U822は、「電波がない」「センサーがない」といった点を「欠点」と捉えるのではなく、それらを「あえて非搭載」にするという明確なトレードオフを選択することで、「視認性」と「堅牢性」という、フィールドウォッチの核となる性能を極限まで高めた、非常に戦略的なモデルだということが分かりますね。

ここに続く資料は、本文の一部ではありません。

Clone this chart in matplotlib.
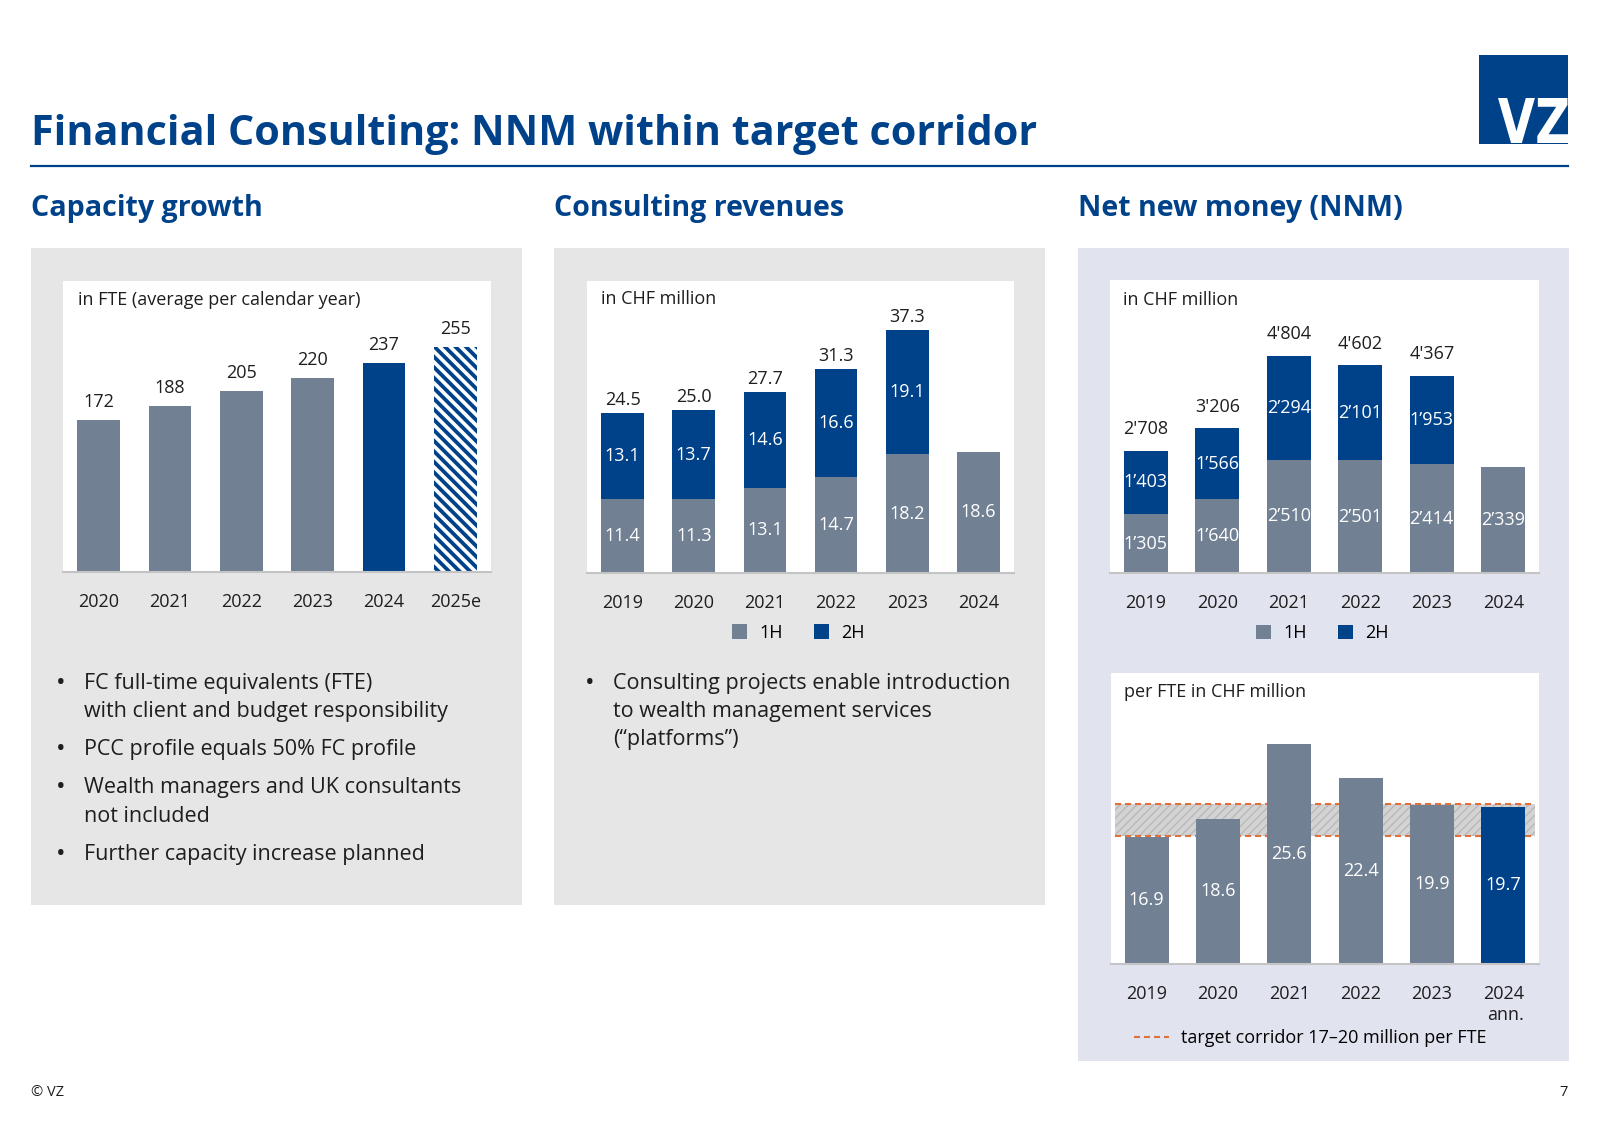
import numpy as np
import matplotlib
matplotlib.use("Agg")
import matplotlib.pyplot as plt
import matplotlib.transforms as mtransforms
from matplotlib.patches import Rectangle, PathPatch
from matplotlib.lines import Line2D
from matplotlib.textpath import TextPath
from matplotlib.font_manager import FontProperties

plt.rcParams['font.family'] = ['Open Sans', 'DejaVu Sans']

# ---- data ----
fte_years = ['2020', '2021', '2022', '2023', '2024', '2025e']
fte = [172, 188, 205, 220, 237, 255]

rev_years = ['2019', '2020', '2021', '2022', '2023', '2024']
rev_1h = [11.4, 11.3, 13.1, 14.7, 18.2, 18.6]
rev_2h = [13.1, 13.7, 14.6, 16.6, 19.1]
rev_tot = [24.5, 25.0, 27.7, 31.3, 37.3]

nnm_years = ['2019', '2020', '2021', '2022', '2023', '2024']
nnm_1h = [1305, 1640, 2510, 2501, 2414, 2339]
nnm_2h = [1403, 1566, 2294, 2101, 1953]
nnm_tot = [2708, 3206, 4804, 4602, 4367]

pf_years = ['2019', '2020', '2021', '2022', '2023', '2024\nann.']
nnm_per_fte = [16.9, 18.6, 25.6, 22.4, 19.9, 19.7]
corridor = (17, 20)

bullets_fte = [["FC full-time equivalents (FTE)", "with client and budget responsibility"],
               ["PCC profile equals 50% FC profile"],
               ["Wealth managers and UK consultants", "not included"],
               ["Further capacity increase planned"]]
bullets_rev = [["Consulting projects enable introduction", "to wealth management services",
                "(\u201cplatforms\u201d)"]]

# ---- style ----
W, H = 1600, 1131
NAVY = '#00428a'
GREY = '#718093'
PANEL = '#e6e6e6'
LILAC = '#e1e3ef'
TXT = '#1e1e1e'
AXLINE = '#c4c4c4'
ORANGE = '#e0703c'

fig = plt.figure(figsize=(W / 100, H / 100), dpi=100)
r = fig.canvas.get_renderer()

def fit(t, width):
    w = t.get_window_extent(r).width
    t.set_fontsize(t.get_fontsize() * width / w)
    return t.get_fontsize()

def ftext(x, y, s, **kw):
    # figure-level text in pixel coords (y down), drawn above the axes
    return fig.text(x / W, 1 - y / H, s, **kw)

# page layer in pixel coords (y down)
page = fig.add_axes([0, 0, 1, 1])
page.set_xlim(0, W)
page.set_ylim(H, 0)
page.axis('off')

title = page.text(31, 145, 'Financial Consulting: NNM within target corridor', fontsize=30,
                  fontweight='bold', color=NAVY, va='baseline')
fit(title, 1005)
page.plot([31, 1568], [166, 166], color=NAVY, lw=1.6)

# logo
page.add_patch(Rectangle((1479, 55), 89, 89, color=NAVY, lw=0))
tp = TextPath((0, 0), 'VZ', size=10, prop=FontProperties(family='DejaVu Sans', weight='bold'))
ext = tp.get_extents()
tr = (mtransforms.Affine2D().translate(-ext.x0, -ext.y0).scale(70 / ext.width, -45 / ext.height)
      .translate(1498, 143) + page.transData)
page.add_patch(PathPatch(tp, color='white', lw=0, transform=tr))

# section headers
h1 = page.text(31, 216, 'Capacity growth', fontsize=20, fontweight='bold', color=NAVY, va='baseline')
hs = fit(h1, 232)
page.text(554, 216, 'Consulting revenues', fontsize=hs, fontweight='bold', color=NAVY, va='baseline')
page.text(1078, 216, 'Net new money (NNM)', fontsize=hs, fontweight='bold', color=NAVY, va='baseline')

# background panels
page.add_patch(Rectangle((31, 248), 491, 657, color=PANEL, lw=0))
page.add_patch(Rectangle((554, 248), 491, 657, color=PANEL, lw=0))
page.add_patch(Rectangle((1078, 248), 491, 813, color=LILAC, lw=0))

# chart captions
c1 = ftext(78, 300, 'in FTE (average per calendar year)', fontsize=13, color=TXT, va='center')
cs = fit(c1, 281)
ftext(601, 299, 'in CHF million', fontsize=cs, color=TXT, va='center')
ftext(1123, 300, 'in CHF million', fontsize=cs, color=TXT, va='center')
ftext(1124, 692, 'per FTE in CHF million', fontsize=cs, color=TXT, va='center')

# bullets
tb = page.text(0, 0, bullets_rev[0][0], fontsize=15)
bs = fit(tb, 397)
tb.remove()

def bullet_list(x_dot, x_txt, y0, paras):
    y = y0
    for para in paras:
        page.text(x_dot, y, '\u2022', fontsize=bs * 1.2, color=TXT, ha='center', va='center')
        for ln in para:
            page.text(x_txt, y, ln, fontsize=bs, color=TXT, va='center')
            y += 28
        y += 10.5

bullet_list(61, 84, 683, bullets_fte)
bullet_list(590, 613, 683, bullets_rev)

# footer
page.text(31, 1093, '\u00a9 VZ', fontsize=10.5, color=TXT, va='center')
page.text(1568, 1093, '7', fontsize=10.5, color=TXT, va='center', ha='right')


def chart_ax(x0, y0, x1, y1):
    ax = fig.add_axes([x0 / W, 1 - y1 / H, (x1 - x0) / W, (y1 - y0) / H])
    ax.set_facecolor('white')
    for s in ['top', 'right', 'left']:
        ax.spines[s].set_visible(False)
    ax.spines['bottom'].set_color(AXLINE)
    ax.spines['bottom'].set_linewidth(1.5)
    ax.set_yticks([])
    ax.tick_params(axis='x', length=0, labelsize=cs, pad=15, colors=TXT)
    ax.set_xlim(-0.5, 5.5)
    return ax


def fmt(v, q='\u2019'):
    return f'{v:,}'.replace(',', q)


x = np.arange(6)

# ---- capacity growth ----
ax1 = chart_ax(63, 281, 491, 572)
bars = ax1.bar(x, fte, width=0.6, color=[GREY] * 4 + [NAVY, NAVY])
ax1.set_ylim(0, 330)
ax1.set_xticks(x, fte_years)
for xi, v in zip(x, fte):
    ax1.annotate(str(v), (xi, v), xytext=(0, 9.5), textcoords='offset points',
                 ha='center', va='baseline', fontsize=cs, color=TXT)
# white stripes on the estimate bar
bb = bars[5].get_window_extent()
period = 10.5
for off in np.arange(-bb.height, bb.width + period, period):
    ln = Line2D([bb.x0 + off, bb.x0 + off + bb.height], [bb.y1, bb.y0], color='white', lw=2.6,
                transform=mtransforms.IdentityTransform())
    ax1.add_line(ln)
    ln.set_clip_path(bars[5])

# ---- consulting revenues ----
ax2 = chart_ax(587, 281, 1014, 573)
b1 = ax2.bar(x, rev_1h, width=0.6, color=GREY, label='1H')
b2 = ax2.bar(x[:5], rev_2h, width=0.6, bottom=rev_1h[:5], color=NAVY, label='2H')
ax2.set_ylim(0, 44.8)
ax2.set_xticks(x, rev_years)
ax2.bar_label(b1, labels=[f'{v:.1f}' for v in rev_1h], label_type='center', color='white', fontsize=cs)
ax2.bar_label(b2, labels=[f'{v:.1f}' for v in rev_2h], label_type='center', color='white', fontsize=cs)
for xi, v in zip(x, rev_tot):
    ax2.annotate(f'{v:.1f}', (xi, v), xytext=(0, 6), textcoords='offset points',
                 ha='center', va='baseline', fontsize=cs, color=TXT)
ax2.legend(loc='center', bbox_to_anchor=(0.495, -0.205), ncol=2, frameon=False, fontsize=cs,
           handlelength=0.85, handleheight=0.85, handletextpad=0.7, columnspacing=1.7)

# ---- net new money ----
ax3 = chart_ax(1110, 280, 1539, 573)
n1 = ax3.bar(x, nnm_1h, width=0.62, color=GREY, label='1H')
n2 = ax3.bar(x[:5], nnm_2h, width=0.62, bottom=nnm_1h[:5], color=NAVY, label='2H')
ax3.set_ylim(0, 6490)
ax3.set_xticks(x, nnm_years)
ax3.bar_label(n1, labels=[fmt(v) for v in nnm_1h], label_type='center', color='white', fontsize=cs)
ax3.bar_label(n2, labels=[fmt(v) for v in nnm_2h], label_type='center', color='white', fontsize=cs)
for xi, v in zip(x, nnm_tot):
    ax3.annotate(fmt(v, "'"), (xi, v), xytext=(0, 12), textcoords='offset points',
                 ha='center', va='baseline', fontsize=cs, color=TXT)
ax3.legend(loc='center', bbox_to_anchor=(0.495, -0.205), ncol=2, frameon=False, fontsize=cs,
           handlelength=0.85, handleheight=0.85, handletextpad=0.7, columnspacing=1.7)

# ---- NNM per FTE ----
ax4 = chart_ax(1111, 673, 1539, 964)
base = 5
ax4.set_ylim(base, 32.2)
ax4.axhspan(corridor[0], corridor[1], xmin=0.01, xmax=0.99, facecolor='#d3d3d3',
            edgecolor='#b9b9b9', hatch='////', lw=0, zorder=1)
for c in corridor:
    ax4.axhline(c, xmin=0.01, xmax=0.99, color=ORANGE, lw=1.5, ls=(0, (2.9, 1.9)), zorder=1.5)
p = ax4.bar(x, np.array(nnm_per_fte) - base, bottom=base, width=0.62,
            color=[GREY] * 5 + [NAVY], zorder=2)
ax4.bar_label(p, labels=[f'{v:.1f}' for v in nnm_per_fte], label_type='center', color='white',
              fontsize=cs)
ax4.set_xticks(x, pf_years)
for t in ax4.get_xticklabels():
    t.set_multialignment('right')
lh = Line2D([], [], color=ORANGE, lw=1.5, ls=(0, (2.9, 1.9)))
ax4.legend([lh], ['target corridor 17\u201320 million per FTE'], loc='center left',
           bbox_to_anchor=((1134 - 1111) / 428, -0.254), frameon=False, fontsize=cs,
           borderaxespad=0, borderpad=0, handlelength=1.95, handletextpad=0.65)

fig.savefig('out.png', dpi=100)
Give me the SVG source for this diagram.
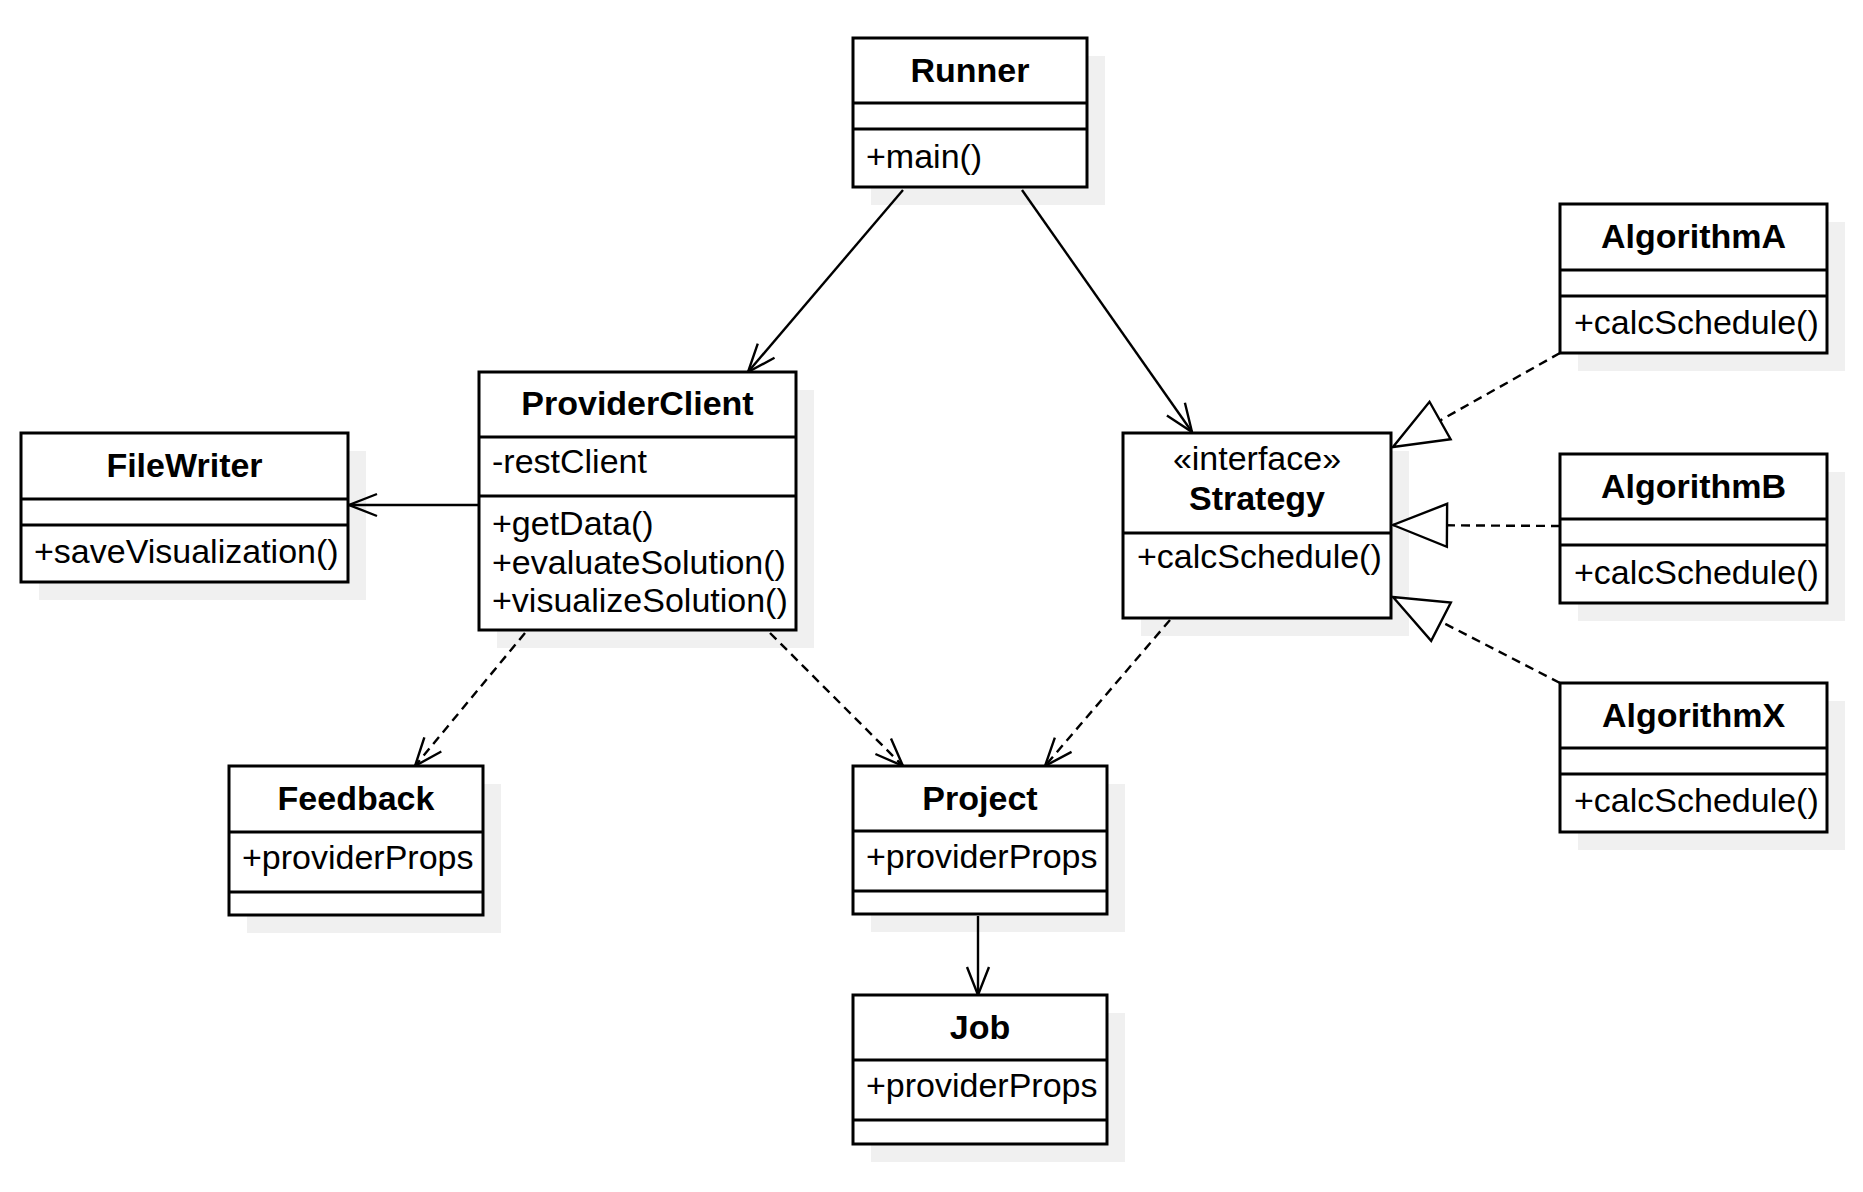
<svg xmlns="http://www.w3.org/2000/svg" width="1863" height="1192" viewBox="0 0 1863 1192">
  <style>
    .shadow { fill: #f0f0f0; stroke: none; }
    .box { fill: #ffffff; stroke: #000000; stroke-width: 3; }
    .sep { stroke: #000000; stroke-width: 3; }
    .title { font-family: "Liberation Sans", Arial, sans-serif; font-size: 34px; font-weight: bold; text-anchor: middle; fill: #000000; }
    .stereo { font-family: "Liberation Sans", Arial, sans-serif; font-size: 34px; text-anchor: middle; fill: #000000; }
    .member { font-family: "Liberation Sans", Arial, sans-serif; font-size: 34px; fill: #000000; }
    .edge { fill: none; stroke: #000000; stroke-width: 2.4; }
    .dashed { stroke-dasharray: 9 6; }
  </style>
  <defs>
    <marker id="openArrow" markerUnits="userSpaceOnUse" orient="auto" refX="0" refY="0" markerWidth="40" markerHeight="40" overflow="visible">
      <path d="M-28,-11 L0,0 L-28,11" fill="none" stroke="#000000" stroke-width="2.4"/>
    </marker>
    <marker id="realize" markerUnits="userSpaceOnUse" orient="auto" refX="0" refY="0" markerWidth="60" markerHeight="60" overflow="visible">
      <path d="M0,0 L-54,-21.5 L-54,21.5 Z" fill="#ffffff" stroke="#000000" stroke-width="2.4"/>
    </marker>
  </defs>

  <rect width="1863" height="1192" fill="#ffffff"/>

  <!-- drop shadows behind every class box -->
  <g id="shadows">
    <rect class="shadow" x="871" y="56" width="234" height="149"/>
    <rect class="shadow" x="497" y="390" width="317" height="258"/>
    <rect class="shadow" x="39" y="451" width="327" height="149"/>
    <rect class="shadow" x="1141" y="451" width="268" height="185"/>
    <rect class="shadow" x="1578" y="222" width="267" height="149"/>
    <rect class="shadow" x="1578" y="472" width="267" height="149"/>
    <rect class="shadow" x="1578" y="701" width="267" height="149"/>
    <rect class="shadow" x="247" y="784" width="254" height="149"/>
    <rect class="shadow" x="871" y="784" width="254" height="148"/>
    <rect class="shadow" x="871" y="1013" width="254" height="149"/>
  </g>

  <!-- associations, dependencies and realizations -->
  <g id="connectors">
    <path class="edge" d="M903,190 L748,372" marker-end="url(#openArrow)"/>
    <path class="edge" d="M1022,190 L1192,432" marker-end="url(#openArrow)"/>
    <path class="edge" d="M478,505 L349,505" marker-end="url(#openArrow)"/>
    <path class="edge dashed" d="M525,633 L415,766" marker-end="url(#openArrow)"/>
    <path class="edge dashed" d="M770,633 L903,766" marker-end="url(#openArrow)"/>
    <path class="edge dashed" d="M1170,620 L1045,766" marker-end="url(#openArrow)"/>
    <path class="edge" d="M978,916 L978,995" marker-end="url(#openArrow)"/>
    <path class="edge dashed" d="M1560,353 L1393,447" marker-end="url(#realize)"/>
    <path class="edge dashed" d="M1560,526 L1393,525" marker-end="url(#realize)"/>
    <path class="edge dashed" d="M1560,683 L1393,597" marker-end="url(#realize)"/>
  </g>

  <g id="Runner">
    <rect class="box" x="853" y="38" width="234" height="149"/>
    <line class="sep" x1="853" y1="103" x2="1087" y2="103"/>
    <line class="sep" x1="853" y1="129" x2="1087" y2="129"/>
    <text class="title" x="970" y="82">Runner</text>
    <text class="member" x="866" y="168">+main()</text>
  </g>

  <g id="ProviderClient">
    <rect class="box" x="479" y="372" width="317" height="258"/>
    <line class="sep" x1="479" y1="437" x2="796" y2="437"/>
    <line class="sep" x1="479" y1="496" x2="796" y2="496"/>
    <text class="title" x="637.5" y="415">ProviderClient</text>
    <text class="member" x="492" y="473">-restClient</text>
    <text class="member" x="492" y="535">+getData()</text>
    <text class="member" x="492" y="573.5">+evaluateSolution()</text>
    <text class="member" x="492" y="612">+visualizeSolution()</text>
  </g>

  <g id="FileWriter">
    <rect class="box" x="21" y="433" width="327" height="149"/>
    <line class="sep" x1="21" y1="499" x2="348" y2="499"/>
    <line class="sep" x1="21" y1="525" x2="348" y2="525"/>
    <text class="title" x="184.5" y="477">FileWriter</text>
    <text class="member" x="34" y="563">+saveVisualization()</text>
  </g>

  <g id="Strategy">
    <rect class="box" x="1123" y="433" width="268" height="185"/>
    <line class="sep" x1="1123" y1="533" x2="1391" y2="533"/>
    <text class="stereo" x="1257" y="470">«interface»</text>
    <text class="title" x="1257" y="510">Strategy</text>
    <text class="member" x="1137" y="568">+calcSchedule()</text>
  </g>

  <g id="AlgorithmA">
    <rect class="box" x="1560" y="204" width="267" height="149"/>
    <line class="sep" x1="1560" y1="270" x2="1827" y2="270"/>
    <line class="sep" x1="1560" y1="296" x2="1827" y2="296"/>
    <text class="title" x="1693.5" y="248">AlgorithmA</text>
    <text class="member" x="1574" y="334">+calcSchedule()</text>
  </g>

  <g id="AlgorithmB">
    <rect class="box" x="1560" y="454" width="267" height="149"/>
    <line class="sep" x1="1560" y1="519" x2="1827" y2="519"/>
    <line class="sep" x1="1560" y1="545" x2="1827" y2="545"/>
    <text class="title" x="1693.5" y="498">AlgorithmB</text>
    <text class="member" x="1574" y="584">+calcSchedule()</text>
  </g>

  <g id="AlgorithmX">
    <rect class="box" x="1560" y="683" width="267" height="149"/>
    <line class="sep" x1="1560" y1="748" x2="1827" y2="748"/>
    <line class="sep" x1="1560" y1="774" x2="1827" y2="774"/>
    <text class="title" x="1693.5" y="727">AlgorithmX</text>
    <text class="member" x="1574" y="812">+calcSchedule()</text>
  </g>

  <g id="Feedback">
    <rect class="box" x="229" y="766" width="254" height="149"/>
    <line class="sep" x1="229" y1="832" x2="483" y2="832"/>
    <line class="sep" x1="229" y1="892" x2="483" y2="892"/>
    <text class="title" x="356" y="810">Feedback</text>
    <text class="member" x="242" y="869">+providerProps</text>
  </g>

  <g id="Project">
    <rect class="box" x="853" y="766" width="254" height="148"/>
    <line class="sep" x1="853" y1="831" x2="1107" y2="831"/>
    <line class="sep" x1="853" y1="891" x2="1107" y2="891"/>
    <text class="title" x="980" y="810">Project</text>
    <text class="member" x="866" y="868">+providerProps</text>
  </g>

  <g id="Job">
    <rect class="box" x="853" y="995" width="254" height="149"/>
    <line class="sep" x1="853" y1="1060" x2="1107" y2="1060"/>
    <line class="sep" x1="853" y1="1120" x2="1107" y2="1120"/>
    <text class="title" x="980" y="1039">Job</text>
    <text class="member" x="866" y="1097">+providerProps</text>
  </g>
</svg>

最後に、シチズン プロマスター ランド U822はどんな人に最適なのか、そして逆にどんな人にはおすすめできないのかをまとめます。

U822が「おすすめできない人」

  • とにかく正確な時刻(電波時計)を求める人: U822は月差±15秒の標準的なクオーツです。1秒の狂いも許せない方は、電波時計のPMD56などを選ぶべきです。
  • 登山で高度や気圧を知りたい人: ABCセンサーは非搭載です。これらの機能が必須なら、カシオのプロトレック一択でしょう。
  • クロノグラフ(ストップウォッチ)を多用する人: デメリットで強調した通り、リアルタイム計測ができません。これは致命的な欠点になり得ます。
  • 軽くて小ぶりな時計が好きな人: U822は「大きく・厚く・重い」時計です。PMD56のようなチタン製の軽さを知っていると、その重さに驚くかもしれません。

U822が「最高の相棒」になる人

  • G-SHOCKやプロトレックを持っているが、風防(ミネラルガラス)に傷がつくのが気になっていた人。
  • カシオのセンサー機能(高度計、気圧計)は、自分にはオーバースペックだと感じていた人。
  • 直射日光の屋外(キャンプ、ハイキング、釣りなど)で、とにかく時刻がハッキリと見やすい時計を求めている人。(MIP液晶は最強です)
  • ロングセラーのPMD56のデザインは少し古く感じる、またはケースが小さすぎると感じていた人。
  • G-SHOCKの樹脂製とは違う、ツール感のある、重厚なステンレス製のアナデジウォッチが欲しい人。
  • クロノグラフ機能は、リアルタイム計測よりも「たまに使う程度」だという人。

これらの条件に「刺さる」方にとって、U822は他のどの時計にも代えがたい、完璧な選択肢になる可能性を秘めていると思いますよ。